The strongest argument for keeping Diablo Canyon in the mix is not sentimental attachment to legacy generation. It is the shape of California’s future demand curve. The state is trying to electrify more of transport, buildings, and industry while also supporting a more digitally intensive economy. That means total electricity demand, and especially demand for reliable electricity, is unlikely to remain static.
In such a system, the value of firm carbon-free generation rises because it reduces dependence on perfect coordination among weather patterns, storage availability, imports, and transmission conditions. California’s renewable and battery buildout remains essential, but those resources perform best inside a diversified system rather than as the only pillars holding up the structure. Diablo Canyon gives the state one more anchor point while the rest of the system evolves.
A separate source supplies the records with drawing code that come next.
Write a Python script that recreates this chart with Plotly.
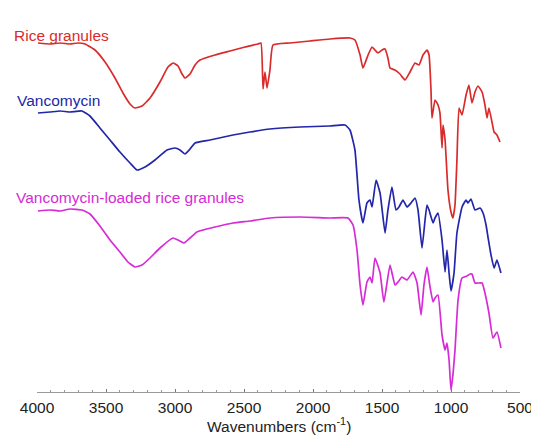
import plotly.graph_objects as go

# ---- data (y = offset transmittance, arbitrary units) ----
rice_wn = [3993, 3906, 3833, 3761, 3703, 3652, 3580, 3507, 3435, 3377, 3326, 3290, 3239, 3181, 3109,
           3051, 3014, 2978, 2949, 2928, 2891, 2855, 2819, 2710, 2601, 2493, 2399, 2377, 2362, 2348,
           2333, 2312, 2290, 2167, 2022, 1877, 1732, 1696, 1659, 1638, 1601, 1572, 1551, 1529, 1500,
           1478, 1457, 1442, 1406, 1370, 1333, 1297, 1261, 1232, 1203, 1174, 1159, 1145, 1138, 1116,
           1094, 1080, 1065, 1058, 1043, 1022, 1000, 986, 971, 957, 942, 920, 891, 870, 848,
           826, 804, 775, 754, 739, 725, 703, 688, 667, 645]
rice_t = [403, 402, 403, 402, 403, 402, 396, 384, 368, 353, 342, 338, 340, 348, 364,
          379, 383, 380, 372, 368, 372, 381, 386, 391, 395, 399, 402, 403, 357, 374,
          358, 376, 401, 403, 405, 407, 408, 406, 391, 378, 391, 399, 396, 393, 396,
          397, 388, 378, 376, 372, 366, 374, 383, 381, 391, 396, 391, 356, 328, 346,
          341, 333, 298, 321, 306, 256, 234, 228, 241, 286, 338, 331, 351, 361, 343,
          354, 360, 354, 341, 328, 338, 324, 314, 311, 304]

vanco_wn = [3993, 3906, 3833, 3761, 3674, 3616, 3544, 3471, 3399, 3326, 3275, 3217, 3145, 3058, 3000,
            2964, 2928, 2891, 2855, 2746, 2580, 2457, 2312, 2094, 1877, 1768, 1732, 1696, 1667, 1638,
            1609, 1587, 1572, 1543, 1514, 1478, 1457, 1428, 1399, 1377, 1348, 1319, 1290, 1261, 1239,
            1210, 1188, 1174, 1159, 1130, 1116, 1094, 1065, 1043, 1029, 1014, 1000, 978, 957, 920,
            891, 877, 855, 826, 790, 768, 746, 732, 710, 688, 667, 638]
vanco_t = [333, 334, 335, 334, 335, 330, 318, 306, 294, 283, 276, 279, 286, 296, 298,
           296, 292, 297, 303, 306, 311, 314, 317, 319, 320, 321, 316, 296, 246, 223,
           243, 246, 239, 266, 253, 213, 236, 259, 236, 239, 246, 239, 243, 248, 236,
           198, 226, 241, 236, 223, 228, 233, 206, 174, 196, 173, 155, 173, 213, 239,
           246, 243, 247, 236, 238, 233, 221, 209, 191, 178, 186, 173]

loaded_wn = [3993, 3906, 3833, 3761, 3674, 3616, 3544, 3471, 3399, 3341, 3290, 3239, 3181, 3109, 3014,
             2978, 2935, 2891, 2841, 2710, 2580, 2457, 2312, 2094, 1877, 1746, 1710, 1681, 1659, 1638,
             1609, 1587, 1572, 1551, 1514, 1486, 1442, 1406, 1384, 1355, 1319, 1275, 1246, 1217, 1196,
             1174, 1152, 1130, 1116, 1094, 1065, 1043, 1029, 1014, 1000, 986, 971, 949, 920, 884,
             862, 848, 826, 775, 754, 725, 696, 667, 638]
loaded_t = [235, 236, 235, 237, 236, 232, 220, 206, 194, 184, 179, 181, 188, 198, 208,
            206, 203, 208, 214, 219, 223, 225, 228, 229, 228, 228, 221, 196, 161, 141,
            164, 169, 163, 188, 173, 144, 181, 161, 164, 169, 166, 174, 163, 131, 161,
            179, 159, 144, 148, 151, 111, 96, 103, 86, 56, 71, 96, 146, 168, 170,
            172, 172, 163, 163, 153, 133, 108, 114, 98]

series = [
    ("Rice granules", rice_wn, rice_t, "#d92b2b", -0.052, 411),
    ("Vancomycin", vanco_wn, vanco_t, "#2326a8", -0.046, 346),
    ("Vancomycin-loaded rice granules", loaded_wn, loaded_t, "#d62bd6", -0.048, 249),
]

major_ticks = [4000, 3500, 3000, 2500, 2000, 1500, 1000, 500]
x_title = "Wavenumbers (cm<sup>-1</sup>)"
FONT = "Liberation Sans, Arial, sans-serif"

fig = go.Figure()
for name, wn, t, color, lx, ly in series:
    fig.add_trace(go.Scatter(x=wn, y=t, mode="lines", name=name,
                             line=dict(color=color, width=1.7, shape="spline", smoothing=0.4),
                             showlegend=False))
    fig.add_annotation(x=lx, y=ly, xref="paper", yref="y", text=name, showarrow=False,
                       xanchor="left", yanchor="middle",
                       font=dict(family=FONT, size=15.5, color=color))

# axis title as an annotation so it sits at the reference's height
fig.add_annotation(x=0.5, y=-0.086, xref="paper", yref="paper", text=x_title, showarrow=False,
                   xanchor="center", yanchor="middle",
                   font=dict(family=FONT, size=15.5, color="#222"))

# page body has an 8 px margin, so the figure is sized/margined to compensate
fig.update_layout(
    width=531, height=438,
    margin=dict(l=29, r=19, t=2, b=54, autoexpand=False),
    paper_bgcolor="white", plot_bgcolor="white",
    xaxis=dict(range=[4000, 500], tickvals=major_ticks, automargin=False,
               ticktext=[str(v) for v in major_ticks],
               showgrid=False, zeroline=False, showline=True, linecolor="#9a9a9a", linewidth=1,
               ticks="inside", ticklen=3, tickcolor="#777",
               minor=dict(dtick=100, ticks="inside", ticklen=2, tickcolor="#999"),
               tickfont=dict(family=FONT, size=15.5, color="#222"),
               ticklabelstandoff=1),
    yaxis=dict(range=[54, 436], visible=False, automargin=False),
)

fig.write_html("out.html")
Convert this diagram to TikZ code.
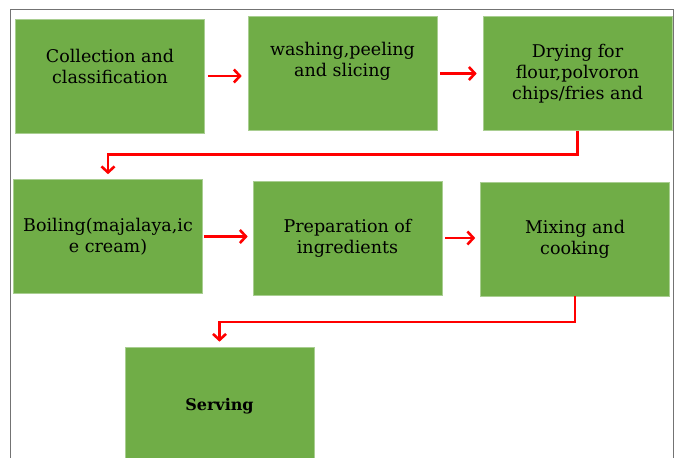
\documentclass[tikz,border=0pt]{standalone}
\usepackage{fontspec}
\setmainfont{DejaVu Serif}
\usetikzlibrary{arrows.meta}
\definecolor{boxgreen}{HTML}{70AD47}
\begin{document}
\begin{tikzpicture}[x=1pt,y=-1pt,
    stepbox/.style={fill=boxgreen,draw=boxgreen!60!white,line width=0.6pt,
      minimum width=189pt,minimum height=114pt,inner sep=0pt},
    steptext/.style={align=center,text=black,
      font=\fontsize{17.5}{21}\selectfont},
    flow/.style={draw=red,line width=2.6pt,
      -{Straight Barb[length=6pt,width=13pt]}}]
  \useasboundingbox (0,0) rectangle (676,457);
  \clip (0,0) rectangle (676,457);
  \draw[black!55,line width=1.5pt] (10.5,460) -- (10.5,9.5) -- (673.5,9.5) -- (673.5,460);
  % first row
  \node[stepbox] (collect) at (110,76) {};
  \node[stepbox] (wash) at (342.5,73.5) {};
  \node[stepbox] (dry) at (577.5,73.5) {};
  \node[steptext] (collect-t) at ([yshift=10pt]collect.center) {Collection and\\classification};
  \node[steptext] (wash-t) at ([yshift=12pt]wash.center) {washing,peeling\\and slicing};
  \node[steptext] (dry-t) at (dry.center) {Drying for\\flour,polvoron\\chips/fries and};
  % second row
  \node[stepbox] (boil) at (108,236.5) {};
  \node[stepbox] (prep) at (347.5,238) {};
  \node[stepbox] (mix) at (575,239) {};
  \node[steptext] (boil-t) at (boil.center) {Boiling(majalaya,ic\\e cream)};
  \node[steptext] (prep-t) at (prep.center) {Preparation of\\ingredients};
  \node[steptext] (mix-t) at (mix.center) {Mixing and\\cooking};
  % last step
  \node[stepbox] (serve) at (219.5,404) {};
  \node[steptext,font=\fontsize{16}{19}\selectfont\bfseries] (serve-t) at ([yshift=-2pt]serve.center) {Serving};
  % arrows
  \draw[flow,shorten <=3pt,shorten >=6pt] (collect.east) -- (collect.east -| wash.west);
  \draw[flow,shorten <=3pt,shorten >=6pt] (wash.east) -- (dry.west);
  \draw[flow,shorten >=5pt] (dry.south) -- ++(0,24) -| (boil.north);
  \draw[flow,shorten <=1pt,shorten >=5pt] (boil.east) -- (boil.east -| prep.west);
  \draw[flow,shorten <=3pt,shorten >=5pt] (prep.east) -- (prep.east -| mix.west);
  \draw[flow,shorten >=5pt] (mix.south) -- ++(0,25.5) -| (serve.north);
\end{tikzpicture}
\end{document}
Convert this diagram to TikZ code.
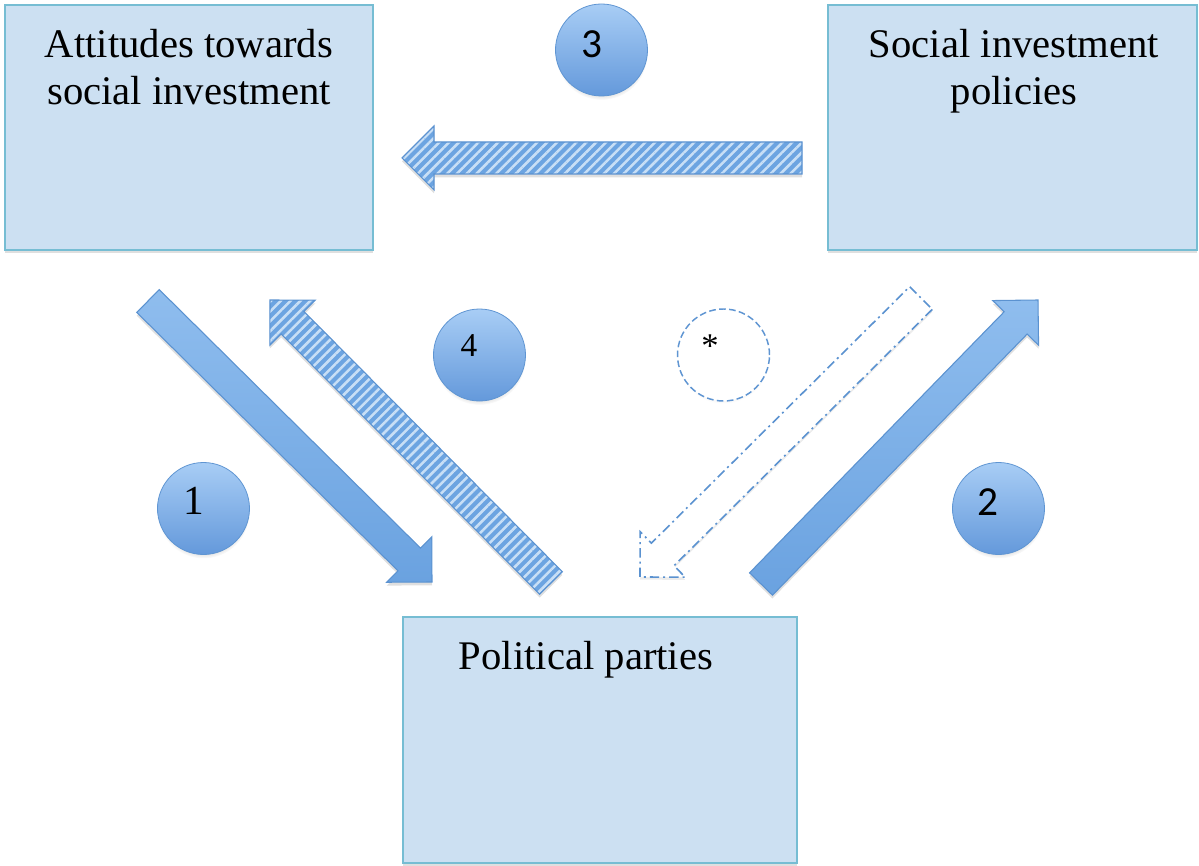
\documentclass[tikz,border=0pt]{standalone}
\usepackage{fontspec}
\setmainfont{Liberation Serif}
\newfontfamily\numsans{Carlito}
\usetikzlibrary{calc,shadows,patterns.meta}
\definecolor{boxfill}{HTML}{CCE0F2}
\definecolor{boxline}{HTML}{76BDD3}
\definecolor{arrlight}{HTML}{8FBDEE}
\definecolor{arrdark}{HTML}{6AA2E0}
\definecolor{arrline}{HTML}{5B92D0}
\definecolor{stripebase}{HTML}{6CA4E1}
\definecolor{stripe}{HTML}{C8DFF6}
\definecolor{circtop}{HTML}{A8CDF5}
\definecolor{circbot}{HTML}{6499DB}
\definecolor{circline}{HTML}{5F95D2}
\newcommand{\blockarrow}[4]{% #1 prefix, #2 style, #3 tail centre, #4 tip
  \coordinate (#1h) at ($(#4)!24pt!(#3)$);
  \path[#2] ($(#3)!12pt!90:(#4)$) -- ($(#1h)!12pt!90:(#4)$) -- ($(#1h)!24pt!90:(#4)$)
    -- (#4) -- ($(#1h)!24pt!-90:(#4)$) -- ($(#1h)!12pt!-90:(#4)$) -- ($(#3)!12pt!-90:(#4)$) -- cycle;
}
\begin{document}
\begin{tikzpicture}[x=0.75pt,y=-0.75pt,
  box/.style={draw=boxline, line width=1.5pt, fill=boxfill, inner sep=0pt,
    drop shadow={shadow xshift=0pt, shadow yshift=-2.5pt, opacity=0.25}},
  boxtext/.style={font=\fontsize{30.5}{35}\selectfont, align=center, inner sep=0pt, anchor=north},
  numcirc/.style={circle, draw=circline, line width=0.6pt, top color=circtop, bottom color=circbot,
    minimum size=69pt, inner sep=0pt,
    circular drop shadow={shadow xshift=0pt, shadow yshift=-3pt, opacity=0.3, shadow scale=1.0}},
  starcirc/.style={circle, draw=circline, line width=1.1pt, dash pattern=on 5pt off 2.5pt, fill=white,
    minimum size=69pt, inner sep=0pt,
    circular drop shadow={shadow xshift=0pt, shadow yshift=-2pt, opacity=0.15, shadow scale=1.0}},
  serifnum/.style={font=\fontsize{31}{31}\selectfont, inner sep=0pt},
  sansnum/.style={font=\numsans\fontsize{31}{31}\selectfont, inner sep=0pt},
  solidarrow/.style={top color=arrlight, bottom color=arrdark, draw=arrline, line width=0.8pt,
    drop shadow={shadow xshift=0pt, shadow yshift=-2.5pt, opacity=0.25}},
  stripearrow/.style={fill=stripebase,
    drop shadow={shadow xshift=0pt, shadow yshift=-2.5pt, opacity=0.25},
    postaction={pattern={Lines[angle=45,distance=5.2pt,line width=1.9pt]}, pattern color=stripe},
    postaction={draw=arrline, line width=0.8pt}},
  dasharrow/.style={fill=white, draw=arrline, line width=1.2pt,
    dash pattern=on 7pt off 3pt on 1.5pt off 3pt,
    drop shadow={shadow xshift=0pt, shadow yshift=-2pt, opacity=0.15}}
]
\useasboundingbox (0,0) rectangle (1199,866);

% boxes
\node[box, minimum width=276pt, minimum height=183.75pt] (att) at (189,127.5) {};
\node[box, minimum width=276.75pt, minimum height=183.75pt] (pol) at (1012.5,127.5) {};
\node[box, minimum width=295.5pt, minimum height=184.5pt] (par) at (600,740) {};

\node[boxtext] (attT) at (189,29) {Attitudes towards\\social investment};
\node[boxtext] (polT) at (1014,29) {Social investment\\policies};
\node[boxtext] (parT) at (586,641) {Political parties};

% arrow end points
\coordinate (a3t) at (802,158);  \coordinate (a3h) at (402,158);
\coordinate (a1t) at (148,301);  \coordinate (a1h) at (432,582);
\coordinate (a4t) at (551,583);  \coordinate (a4h) at (270,300);
\coordinate (a2t) at (761,584);  \coordinate (a2h) at (1038,300);
\coordinate (ast) at (921,298);  \coordinate (ash) at (640,577);

\blockarrow{p3}{stripearrow}{a3t}{a3h}
\blockarrow{p1}{solidarrow}{a1t}{a1h}
\blockarrow{p4}{stripearrow}{a4t}{a4h}
\blockarrow{p2}{solidarrow}{a2t}{a2h}
\blockarrow{ps}{dasharrow}{ast}{ash}

% numbered circles
\node[numcirc] (c3) at (601.5,50) {};
\node[numcirc] (c4) at (479.5,355) {};
\node[numcirc] (c1) at (203.5,508.5) {};
\node[numcirc] (c2) at (998.5,508.5) {};
\node[starcirc] (cs) at (723.5,355) {};

\node[sansnum] (n3) at (592,44) {3};
\node[serifnum, font=\fontsize{25}{25}\selectfont] (n4) at (469,346) {4};
\node[serifnum] (n1) at (194,501) {1};
\node[sansnum] (n2) at (988,502) {2};
\node[font=\fontsize{26}{26}\selectfont, inner sep=0pt] (ns) at (710,346) {*};
\end{tikzpicture}
\end{document}
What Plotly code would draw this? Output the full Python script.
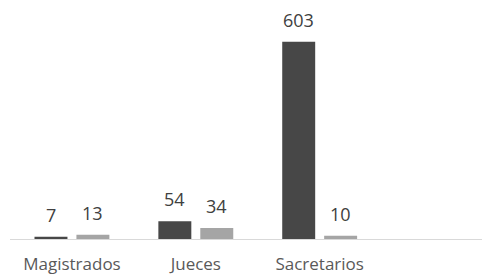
import plotly.graph_objects as go

categories = ["Magistrados", "Jueces", "Sacretarios"]
serie_1 = [7, 54, 603]
serie_2 = [13, 34, 10]

DARK = "#474747"
LIGHT = "#a5a5a5"
FONT = "Open Sans"

fig = go.Figure()
fig.add_trace(go.Bar(x=categories, y=serie_1, marker=dict(color=DARK, line=dict(width=0)),
                     hoverinfo="x+y"))
fig.add_trace(go.Bar(x=categories, y=serie_2, marker=dict(color=LIGHT, line=dict(width=0)),
                     hoverinfo="x+y"))

# data labels, placed above each bar
for vals, shift in ((serie_1, -21), (serie_2, 21)):
    for c, v in zip(categories, vals):
        fig.add_annotation(x=c, y=v, xref="x", yref="y", text=str(v), showarrow=False,
                           xanchor="center", yanchor="bottom", xshift=shift, yshift=8,
                           font=dict(family=FONT, size=18, color="#404040"))

fig.update_layout(
    width=482, height=268,
    margin=dict(l=1.5, r=1, t=2, b=37, autoexpand=False),
    paper_bgcolor="white", plot_bgcolor="white",
    barmode="group", bargap=0.323, bargroupgap=0.214,
    showlegend=False,
    font=dict(family=FONT, color="#595959"),
    xaxis=dict(range=[-0.5, 3.367], showline=True, linecolor="#d9d9d9", linewidth=1,
               showgrid=False, ticks="outside", ticklen=10, tickcolor="rgba(0,0,0,0)",
               tickfont=dict(size=17, color="#595959", family=FONT)),
    yaxis=dict(range=[0, 700], visible=False),
)
fig.write_html("out.html")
The broader strategic issue is that California is now confronting the difference between energy abundance and energy elegance. Elegant models assume smooth substitution. Abundant systems are built with margin, redundancy, and enough resilience to withstand the real world’s tendency to misbehave at inconvenient times. Diablo Canyon fits more naturally into the second model than the first.
That does not automatically make it permanent. It does make it difficult to dismiss. If California eventually chooses to keep the plant beyond 2030, it will be acknowledging that a successful transition may require holding onto some large existing assets longer than earlier planning frameworks assumed. If it chooses not to, it will be making a high-confidence bet that the next wave of clean infrastructure can replace Diablo Canyon’s role without major reliability or cost surprises. That is a much bigger wager than the simplicity of the headline suggests.
Key takeaways on what Diablo Canyon’s renewal means for Pacific Gas and Electric Company, California, and the United States nuclear sector
- Pacific Gas and Electric Company has removed a major federal regulatory obstacle by securing a 20-year renewal for Diablo Canyon, strengthening the strategic standing of one of its most important generating assets.
- California has not yet committed to a mid-2040s operating future, which means the plant’s full long-term value still depends on state legislation and political tolerance after 2030.
- Diablo Canyon’s role has shifted from retirement candidate to reliability hedge, reflecting how grid stress has changed the practical politics of the energy transition.
- The decision improves planning visibility for Pacific Gas and Electric Company even without guaranteeing that all of the renewal’s theoretical value will be realized.
- California’s clean-energy model is increasingly being tested on execution rather than ambition, and Diablo Canyon sits directly inside that credibility test.
- Existing nuclear plants are becoming more strategically valuable as electricity demand rises and replacement resources remain difficult to deploy at the necessary scale and speed.
- The plant’s future debate will center less on broad ideology and more on comparative economics, system reliability, and the credibility of alternative resource portfolios.
- Diablo Canyon now functions as a national policy signal that retaining nuclear capacity may be more attractive than previously assumed, even in states with aggressive climate agendas.
- For investors, the renewal is more important as a long-duration uncertainty reducer than as a short-term financial catalyst.
- The real next chapter is political: Sacramento must decide whether Diablo Canyon is a temporary bridge through 2030 or a longer-lived pillar of California’s power system.